Cette chronique a été publiée en novembre 2017.

« L’assurance dans un monde en disruption », tel a été le thème fortement médiatisé de la 9ème conférence internationale de la FFA. Avant le plat de résistance du jour, la rupture à toutes les sauces baignait au menu du dîner éruptif de VIP organisé la veille au soir. Paris, baptisée capitale européenne de l’assurance pour l’occasion, dixit le président de la FFA, toute la profession était à la messe. C’était assurément brexcitant, m’a confié un des apôtres anglophobes de la scène, invité à festoyer rondement…
Les opportunités de business engendrées par la disruption ou perturbation, en français, ont été largement évoquées le lendemain, mais aussi ses travers, règlementaires, technologiques et politiques. Et ce par un parterre de sommités de la finance européenne et du contrôle sectoriel… dont certains ne ratent aucun podium pour les dénoncer (sic)…
Après moult interventions au cœur du brûlant sujet, je n’ai pu m’empêcher de m’évader de cette brillante enceinte de sachants dont le QI assurantiel n’est plus à tester… Un multiple, sans doute, de celui d’un étudiant en BTS d’assurance ou de celui du cotisant lambda qui coche toutes les cases de son e-constat amiable automobile pour ne rien oublier…
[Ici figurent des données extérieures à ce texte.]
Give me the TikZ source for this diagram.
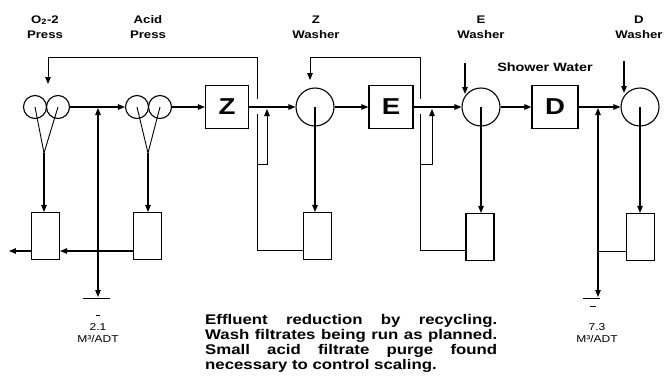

Première respiration empreinte de nostalgie assurantielle : il est loin le (bon) temps des années 80-90 où il suffisait d’un simple aller et retour dans la capitale, en Corail, pour qu’un preneur de risque obtienne l’aval de son commissaire-contrôleur de la Direction des assurances, afin d’opérer en toute tranquillité à sa descente du train. Bienveillants, mais incontournables, les inspecteurs de la Brigade d’excellence ne s’en laissaient pas compter pour autant, avant d’octroyer le permis d’assurer et après avoir compulsé la boîte postale 5000 qui recensait les courriers dénonçant les dérives et les failles contractuelles des acteurs de la profession.
La relation assurantielle entre faiseurs et contrôleurs était assise sur une confiance mutuelle de marché et attentive aux ragots circulant des deux côtés de la rue de Châteaudun. À l’époque, les murs des restaurants huppés des alentours de l’Opéra et les cloisons amovibles des cantines du quartier des assurances cachaient des oreilles acérées et On en parlait !
C’était de l’assurant-rassurant… et l’inévitable marge de solvabilité, assise sur un pourcentage codifié des primes ou des sinistres, suffisante aux cent yeux des autorités pour garantir valablement les engagements des assureurs envers leurs assurés et les bénéficiaires des contrats. Aujourd’hui, mieux vaut se résoudre à squatter en commando dans le quartier Saint-Lazare pour lever le sésame, sachant que le silence de l’ACPR équivaut à un refus d’agrément après un semestre de carence et de paperasserie… On ne se parle plus ?
Un quart de siècle plus tard, les piliers de la « maison banque-assurance » ont été bétonnés à l’instar du littoral côtier et les règlements et pensums de toutes sortes se sont multipliés au triple galop, UE oblige… Une bonne raison pour se mettre prestissimo en marche… de simplification, me direz-vous… Sans doute, un vœu copieux !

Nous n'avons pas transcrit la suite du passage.